The Hidden Gems of Kenya’s Real Estate Market: A Guide to Abandoned Houses for Sale

Kenya’s real estate sector is filled with unexpected opportunities one of the most overlooked being abandoned houses. These properties, often seen as liabilities, can actually be high-potential assets for those willing to do the groundwork. From neglected homes in Nairobi’s suburbs to rural houses left vacant due to disputes or economic hardship, these forgotten properties offer unique prospects for homebuyers and investors alike. But caution is essential.

Understanding the Legal Risks and Ownership Challenges

Abandoned properties often come with a tangled web of legal issues. Navigating them correctly can mean the difference between acquiring a bargain and walking into a legal nightmare.

Key Concerns:

  • Title Deed Verification: Before any transaction, conduct an official land search at the Ministry of Lands or on Ardhisasa. This ensures the property is registered and uncovers any encumbrances or legal claims.

  • Occupancy Issues: Some abandoned houses are illegally occupied by squatters or tenants without proper contracts. Eviction can involve lengthy legal processes, especially under Kenya’s squatter protection laws.

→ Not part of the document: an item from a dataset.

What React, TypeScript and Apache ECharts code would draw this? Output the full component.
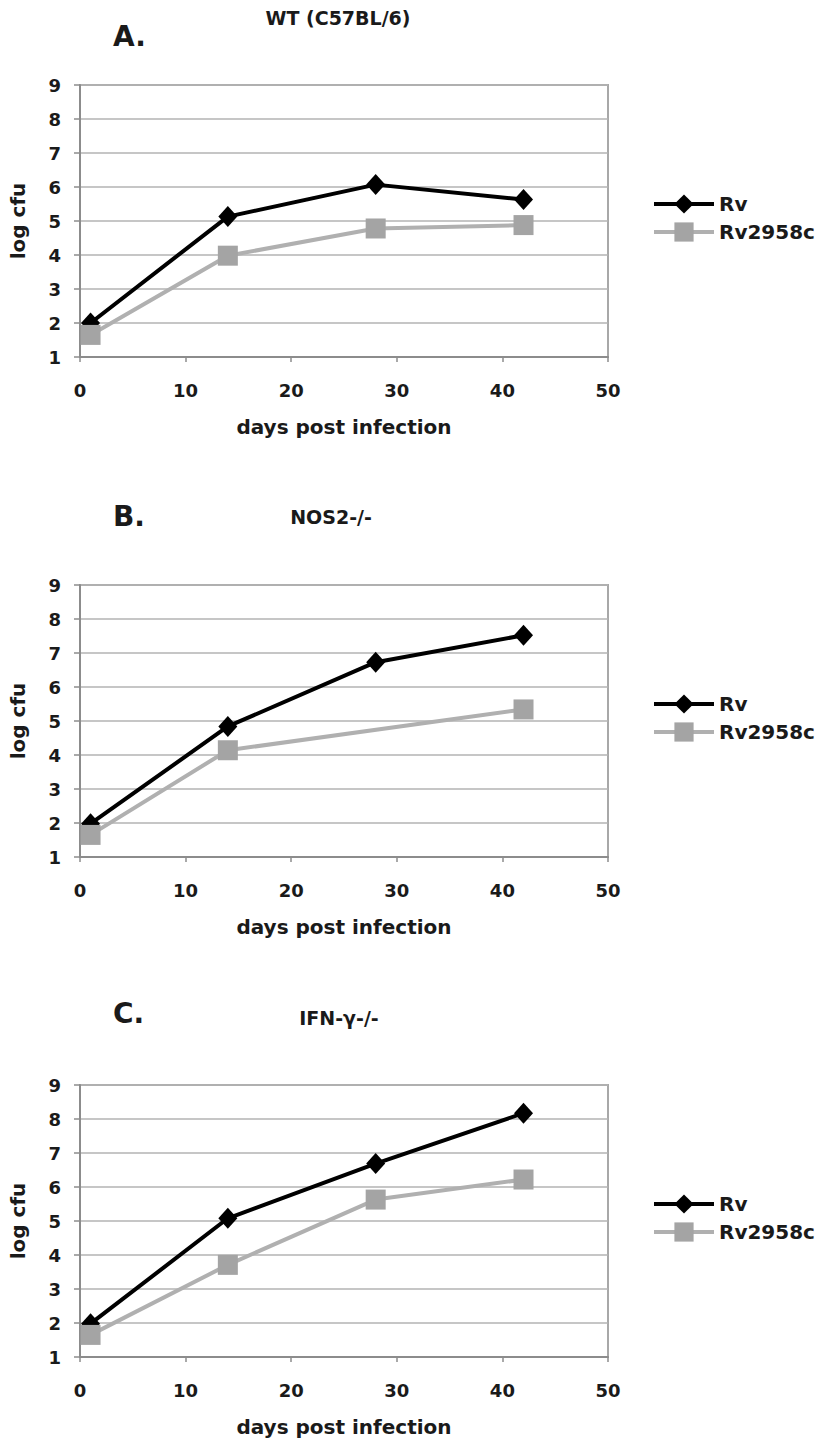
import React, { useEffect, useRef } from "react";
import * as echarts from "echarts";

// ---- data ----
const days = [1, 14, 28, 42];
const daysMutB = [1, 14, 42];
const rvA = [2.0, 5.13, 6.07, 5.63];
const mutA = [1.65, 3.98, 4.78, 4.88];
const rvB = [1.98, 4.84, 6.73, 7.52];
const mutB = [1.65, 4.14, 5.34];
const rvC = [1.98, 5.08, 6.69, 8.17];
const mutC = [1.65, 3.71, 5.63, 6.22];
const panelLetters = ["A.", "B.", "C."];
const panelTitles = ["WT (C57BL/6)", "NOS2-/-", "IFN-γ-/-"];
const seriesNames = ["Rv", "Rv2958c"];
const xAxisName = "days post infection";
const yAxisName = "log cfu";

const FONT = "DejaVu Sans";
const TXT = "#1a1a1a";

const panels = [
  { rv: rvA, rvDays: days, mut: mutA, mutDays: days },
  { rv: rvB, rvDays: days, mut: mutB, mutDays: daysMutB },
  { rv: rvC, rvDays: days, mut: mutC, mutDays: days },
];

const gridTops = [85, 585, 1085];
const gridH = 272;
const gridL = 75;
const gridW = 533;
const letterY = [36, 516, 1013];
const titleX = [338, 331, 339];
const titleY = [18, 517, 1018];

export default function App() {
  const ref = useRef<HTMLDivElement>(null);
  useEffect(() => {
    if (!ref.current) return;
    const chart = echarts.init(ref.current, undefined, { renderer: "svg" });
    const pair = (xs: number[], ys: number[]) => xs.map((x, i) => [x, ys[i]]);

    const grid = gridTops.map((t) => ({
      left: gridL,
      top: t,
      width: gridW,
      height: gridH,
      show: true,
      borderColor: "#a8a8a8",
      borderWidth: 2,
      backgroundColor: "transparent",
    }));

    const xAxis = gridTops.map((_, i) => ({
      type: "value",
      gridIndex: i,
      min: 0,
      max: 50,
      interval: 10,
      name: xAxisName,
      nameLocation: "middle",
      nameGap: 60,
      nameTextStyle: { fontFamily: FONT, fontWeight: "bold", fontSize: 20, color: TXT },
      axisLine: { show: true, lineStyle: { color: "#8c8c8c", width: 2 } },
      axisTick: { show: true, length: 5, lineStyle: { color: "#8c8c8c", width: 1.5 } },
      axisLabel: { margin: 24, fontFamily: FONT, fontWeight: "bold", fontSize: 18, color: TXT },
      splitLine: { show: false },
    }));

    const yAxis = gridTops.map((_, i) => ({
      type: "value",
      gridIndex: i,
      min: 1,
      max: 9,
      interval: 1,
      name: yAxisName,
      nameLocation: "middle",
      nameGap: 52,
      nameRotate: 90,
      nameTextStyle: { fontFamily: FONT, fontWeight: "bold", fontSize: 20, color: TXT },
      axisLine: { show: true, lineStyle: { color: "#8c8c8c", width: 2 } },
      axisTick: { show: true, length: 6, lineStyle: { color: "#8c8c8c", width: 1.5 } },
      axisLabel: { margin: 19, fontFamily: FONT, fontWeight: "bold", fontSize: 18, color: TXT },
      splitLine: { show: true, lineStyle: { color: "#b3b3b3", width: 1.5 } },
    }));

    const series: any[] = [];
    panels.forEach((p, i) => {
      series.push({
        type: "line",
        name: seriesNames[0],
        xAxisIndex: i,
        yAxisIndex: i,
        data: pair(p.rvDays, p.rv),
        symbol: "diamond",
        symbolSize: [19, 21],
        itemStyle: { color: "#000000" },
        lineStyle: { color: "#000000", width: 4 },
        z: 3,
      });
      series.push({
        type: "line",
        name: seriesNames[1],
        xAxisIndex: i,
        yAxisIndex: i,
        data: pair(p.mutDays, p.mut),
        symbol: "rect",
        symbolSize: 20,
        itemStyle: { color: "#a4a4a4" },
        lineStyle: { color: "#b0b0b0", width: 4 },
        z: 4,
      });
    });

    const legend = gridTops.map((t) => ({
      orient: "vertical",
      left: 652,
      top: t + 109,
      padding: 0,
      itemWidth: 60,
      itemHeight: 24,
      itemGap: 8,
      selectedMode: false,
      data: seriesNames,
      lineStyle: { width: 4 },
      textStyle: { fontFamily: FONT, fontWeight: "bold", fontSize: 20, color: TXT },
    }));

    const graphic: any[] = [];
    panelLetters.forEach((l, i) => {
      graphic.push({
        type: "text",
        x: 113,
        y: letterY[i],
        style: {
          text: l,
          font: `bold 28px "${FONT}"`,
          fill: TXT,
          align: "left",
          verticalAlign: "middle",
        },
      });
      graphic.push({
        type: "text",
        x: titleX[i],
        y: titleY[i],
        style: {
          text: panelTitles[i],
          font: `bold 19px "${FONT}"`,
          fill: TXT,
          align: "center",
          verticalAlign: "middle",
        },
      });
    });

    chart.setOption({
      animation: false,
      backgroundColor: "#ffffff",
      grid,
      xAxis,
      yAxis,
      series,
      legend,
      graphic,
    });
    return () => chart.dispose();
  }, []);

  return (
    <div
      ref={ref}
      style={{ position: "absolute", left: 0, top: 0, width: 817, height: 1443 }}
    />
  );
}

  • Outstanding Liabilities: Unpaid land rates, utility bills, or loans attached to the property can be transferred to new owners unless cleared beforehand. Always request an official rates clearance certificate and utility account statements.

Why Do Houses Get Abandoned in Kenya?

Abandoned homes in Kenya exist for various reasons, many rooted in economic or legal complications:

  • Mortgage Defaults: When property owners fail to meet loan obligations, banks repossess the homes. If they remain unsold for long, they fall into disrepair.

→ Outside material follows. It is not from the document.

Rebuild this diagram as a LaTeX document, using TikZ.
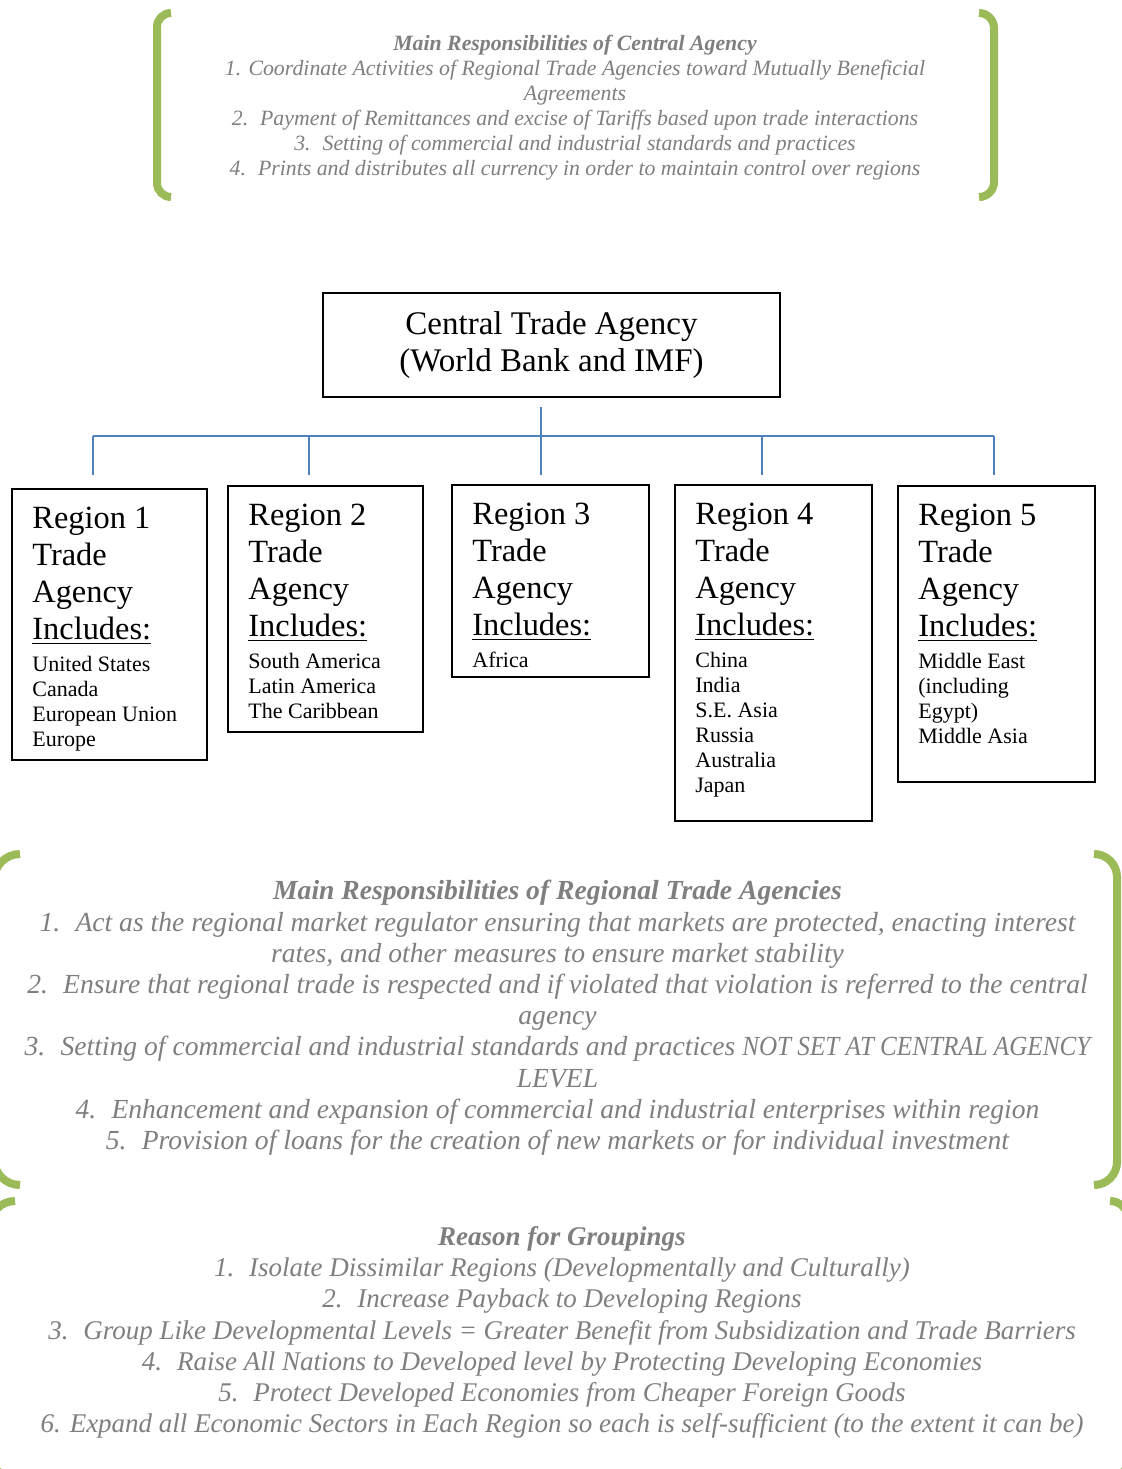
\documentclass[tikz,border=0pt]{standalone}
\usepackage{fontspec}
\usepackage{graphicx}
\setmainfont{Liberation Serif}
\definecolor{brkgreen}{HTML}{9BBB59}
\definecolor{txtgray}{HTML}{7F7F7F}
\definecolor{connblue}{HTML}{4F81BD}
\newcommand\numgap{\hspace{0.55em}}
\begin{document}
\begin{tikzpicture}[x=0.5pt,y=-0.5pt,
  brk/.style={draw=brkgreen, line width=4pt, rounded corners=#1},
  box/.style={draw=black, line width=1.2pt, inner sep=0pt, anchor=north west},
  conn/.style={draw=connblue, line width=1pt},
  head/.style={anchor=north west, inner sep=0pt, align=left, font=\fontsize{16.2}{18.5}\selectfont},
  list/.style={anchor=north west, inner sep=0pt, align=left, font=\fontsize{11}{12.5}\selectfont},
  note/.style={anchor=north, inner sep=0pt, align=center, text=txtgray},
]
\useasboundingbox (0,0) rectangle (1122,1469);
\fill[white] (0,0) rectangle (1122,1469);
\clip (0,0) rectangle (1122,1469);

% brackets
\draw[brk=7pt] (171,13) -- (157,13) -- (157,197) -- (171,197);
\draw[brk=7.5pt] (979,13) -- (994,13) -- (994,197) -- (979,197);
\draw[brk=13pt] (20,854) -- (-6,854) -- (-6,1185) -- (20,1185);
\draw[brk=11.5pt] (1094,854) -- (1117,854) -- (1117,1185) -- (1094,1185);
\draw[brk=12.5pt] (15,1201) -- (-10,1201) -- (-10,1478) -- (15,1478);
\draw[brk=9pt] (1110,1201) -- (1128,1201) -- (1128,1478) -- (1110,1478);

% notes
\node[note, font=\fontsize{10.9}{12.5}\selectfont\itshape] (topnote) at (575,35)
 {\textbf{Main Responsibilities of Central Agency}\\
  1. Coordinate Activities of Regional Trade Agencies toward Mutually Beneficial\\
  Agreements\\
  2.\numgap Payment of Remittances and excise of Tariffs based upon trade interactions\\
  3.\numgap Setting of commercial and industrial standards and practices\\
  4.\numgap Prints and distributes all currency in order to maintain control over regions};

\node[note, font=\fontsize{13.8}{15.6}\selectfont\itshape] (midnote) at (557.5,880)
 {\textbf{Main Responsibilities of Regional Trade Agencies}\\
  1.\numgap Act as the regional market regulator ensuring that markets are protected, enacting interest\\
  rates, and other measures to ensure market stability\\
  2.\numgap Ensure that regional trade is respected and if violated that violation is referred to the central\\
  agency\\
  3.\numgap Setting of commercial and industrial standards and practices \scalebox{0.91}[1]{NOT SET AT CENTRAL AGENCY}\\
  LEVEL\\
  4.\numgap Enhancement and expansion of commercial and industrial enterprises within region\\
  5.\numgap Provision of loans for the creation of new markets or for individual investment};

\node[note, font=\fontsize{13.5}{15.6}\selectfont\itshape] (botnote) at (562,1226)
 {\textbf{Reason for Groupings}\\
  1.\numgap Isolate Dissimilar Regions (Developmentally and Culturally)\\
  2.\numgap Increase Payback to Developing Regions\\
  3.\numgap Group Like Developmental Levels = Greater Benefit from Subsidization and Trade Barriers\\
  4.\numgap Raise All Nations to Developed level by Protecting Developing Economies\\
  5.\numgap Protect Developed Economies from Cheaper Foreign Goods\\
  6. Expand all Economic Sectors in Each Region so each is self-sufficient (to the extent it can be)};

% central box
\node[box, anchor=center, minimum width=228.5pt, minimum height=52pt, align=center,
      font=\fontsize{16.5}{18.75}\selectfont] (ctr) at (551.5,345)
 {Central Trade Agency\\(World Bank and IMF)};

% region boxes
\node[box, minimum width=97.5pt, minimum height=135.5pt] (r1) at (11,488) {};
\node[box, minimum width=97.5pt, minimum height=123pt] (r2) at (227,485) {};
\node[box, minimum width=98.5pt, minimum height=96pt] (r3) at (451,484) {};
\node[box, minimum width=98.5pt, minimum height=168pt] (r4) at (674,484) {};
\node[box, minimum width=98.5pt, minimum height=148pt] (r5) at (897,485) {};

\node[head] (r1h) at ([shift={(10.5pt,-9.5pt)}]r1.north west) {Region 1\\Trade\\Agency\\\underline{Includes:}};
\node[list] (r1l) at ([shift={(10.5pt,-84pt)}]r1.north west) {United States\\Canada\\European Union\\Europe};
\node[head] (r2h) at ([shift={(10.5pt,-9.5pt)}]r2.north west) {Region 2\\Trade\\Agency\\\underline{Includes:}};
\node[list] (r2l) at ([shift={(10.5pt,-84pt)}]r2.north west) {South America\\Latin America\\The Caribbean};
\node[head] (r3h) at ([shift={(10.5pt,-9.5pt)}]r3.north west) {Region 3\\Trade\\Agency\\\underline{Includes:}};
\node[list] (r3l) at ([shift={(10.5pt,-84pt)}]r3.north west) {Africa};
\node[head] (r4h) at ([shift={(10.5pt,-9.5pt)}]r4.north west) {Region 4\\Trade\\Agency\\\underline{Includes:}};
\node[list] (r4l) at ([shift={(10.5pt,-84pt)}]r4.north west) {China\\India\\S.E. Asia\\Russia\\Australia\\Japan};
\node[head] (r5h) at ([shift={(10.5pt,-9.5pt)}]r5.north west) {Region 5\\Trade\\Agency\\\underline{Includes:}};
\node[list] (r5l) at ([shift={(10.5pt,-84pt)}]r5.north west) {Middle East\\(including\\Egypt)\\Middle Asia};

% connectors
\coordinate (trunk) at (541,407);
\coordinate (bus) at (541,436);
\coordinate (d1) at (93,475);
\coordinate (d2) at (309,475);
\coordinate (d3) at (541,475);
\coordinate (d4) at (762,475);
\coordinate (d5) at (994,475);
\draw[conn] (trunk) -- (bus);
\draw[conn] (d1 |- bus) -- (d5 |- bus);
\foreach \i in {1,...,5} {\draw[conn] (d\i |- bus) -- (d\i);}
\end{tikzpicture}
\end{document}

  • Family Disputes: Inheritance battles often stall property transfers, leaving homes in limbo—especially where there’s no clear succession or will.

  • Unfavorable Market Locations: Some developers invest in areas that don’t attract buyers or tenants, eventually giving up on maintaining the property.

  • Structural or Environmental Damage: Floods, fires, or poor construction can render properties unsafe or uninhabitable, causing owners to abandon them.

How to Identify and Invest in Abandoned Properties

Despite their risks, abandoned homes can yield high returns if approached wisely. Here’s how to identify worthwhile opportunities:

  1. Engage a Reputable Real Estate Agent or Surveyor
    Professionals can help trace the legal status of properties and provide insights into market value and potential return on investment.

  2. Conduct a Thorough Inspection
    Check structural stability, plumbing, electrical wiring, and signs of environmental damage. Enlist the help of a building inspector to assess renovation costs.

  3. Negotiate with Caution
    Owners or financial institutions may be open to negotiations, especially if the property has been unsold for a long time. Use the property’s condition to your advantage.

Bottom Line: Abandoned houses can be transformed into dream homes or valuable rentals but only with careful research, legal clearance, and a solid renovation plan.